Directed by: Quinn Shephard
Premise: A woman (Zoey Deutch) poses as a survivor of a terrorist attack. She achieves fame and fortune and later befriends a young mass shooting survivor (Mia Isaac).
What Works: Not Okay is one of the best uses of actress Zoey Deutch. She has a talent for playing vapid and self-absorbed people as well as an ability to make unlikable characters watchable. Deutch’s character begins the movie as a woman whose life is going nowhere. She is very online and her deceit initially comes from a relatable place; she just wants to be seen and creates an online profile that is more exciting than her daily life. But when the audience misconstrues her content to believe she was at the site of a terrorist bombing, Deutch’s character runs with it and that defines her character. Also impressive is Mia Isaac as an activist and the survivor of a mass shooting. Isaac is credible in the role; we can see the trauma and grief underneath her performance and the film dramatizes post-traumatic stress quite well. The heart of Not Okay is the friendship that blooms between Deutch and Isaac’s characters. The film has a lot of ideas but most vivid is its focus on genuine human connection over digital validation. The very end of Not Okay is noteworthy for the way it subverts conventions. White lie storylines usually end in the same way with the liar coming clean and being forgiven. Not Okay subverts that cliché. In doing so, the filmmakers question the implicit ethos of the white lie narrative and whose stories we are really important.
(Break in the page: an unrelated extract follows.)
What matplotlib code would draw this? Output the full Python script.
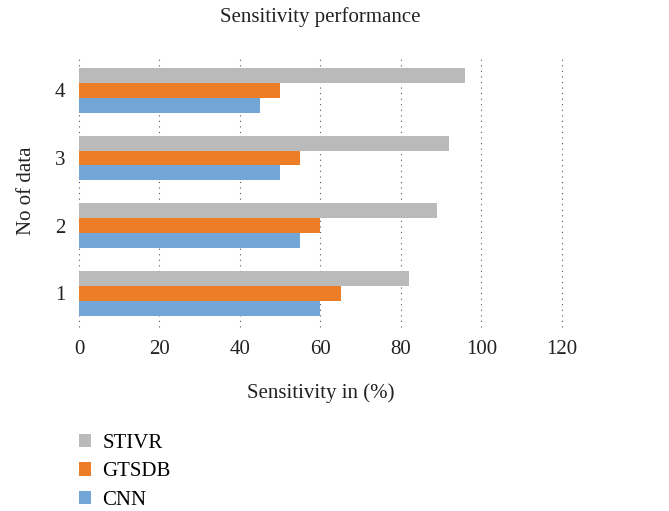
import matplotlib
matplotlib.use("Agg")
import matplotlib.pyplot as plt
import numpy as np

# Data.
categories = ["1", "2", "3", "4"]
series_names = ["CNN", "GTSDB", "STIVR"]
cnn = [60, 55, 50, 45]
gtsdb = [65, 60, 55, 50]
stivr = [82, 89, 92, 96]
colors = ["#72A6D6", "#ED7D26", "#BABABA"]

plt.rcParams["font.family"] = ["Liberation Serif", "DejaVu Serif"]

fig = plt.figure(figsize=(6.69, 5.11), dpi=100)
ax = fig.add_axes([0.118, 0.36, 0.722, 0.532])

y = np.arange(1, len(categories) + 1)
h = 0.22
bars = []
for i, (vals, c) in enumerate(zip([cnn, gtsdb, stivr], colors)):
    b = ax.barh(y + (i - 1) * h, vals, height=h, color=c, label=series_names[i], zorder=2)
    bars.append(b)

ax.set_xlim(0, 120)
ax.set_ylim(0.5, 4.52)
ax.set_xticks(range(0, 121, 20))
ax.set_yticks(y)
ax.set_yticklabels(categories)
ax.tick_params(length=0, labelsize=15, colors="#222222")
ax.tick_params(axis="x", pad=9)
ax.tick_params(axis="y", pad=10)
ax.grid(axis="x", linestyle=(0, (1, 4)), color="#555555", linewidth=0.8, zorder=0)
for gl in ax.get_xgridlines():
    gl.set_clip_on(False)
for s in ax.spines.values():
    s.set_visible(False)

ax.set_title("Sensitivity performance", fontsize=15, pad=24, color="#222222")
ax.set_xlabel("Sensitivity in (%)", fontsize=15, labelpad=18, color="#222222")
ax.set_ylabel("No of data", fontsize=15, labelpad=13, color="#222222")

fig.legend(handles=bars[::-1], loc="upper left", bbox_to_anchor=(0.105, 0.167),
           frameon=False, fontsize=15, handlelength=0.6, handleheight=0.6,
           labelspacing=0.45, handletextpad=0.55, borderaxespad=0)

fig.savefig("out.png", dpi=100)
What Doesn’t: Not Okay reiterates the white lie storyline that we’ve seen many times before with little innovation or deviation. The film shifts inelegantly between different tones. Not Okay begins as a full-fledged satire in the spirit of Election and To Die For and it occasionally shifts back into that mode but with increasing dissonance. Instead, the movie becomes much more of a straightforward drama as it focuses on the activism of Isaac’s character and the very real implications of gun violence. Not Okay’s tonal incoherence undermines whatever the filmmakers are trying to say about online fame or contemporary activism. The picture does not offer much insight and the edge is worn off of its satire.
DVD extras: On Hulu.
Bottom Line: Not Okay is a frustrating movie because there are many elements in it that are very good, namely the performances by Zoey Deutch and Mia Isaac. But these parts never come together to form a coherent whole. Similar stories of media fame were done better in Ingrid Goes West and World’s Greatest Dad.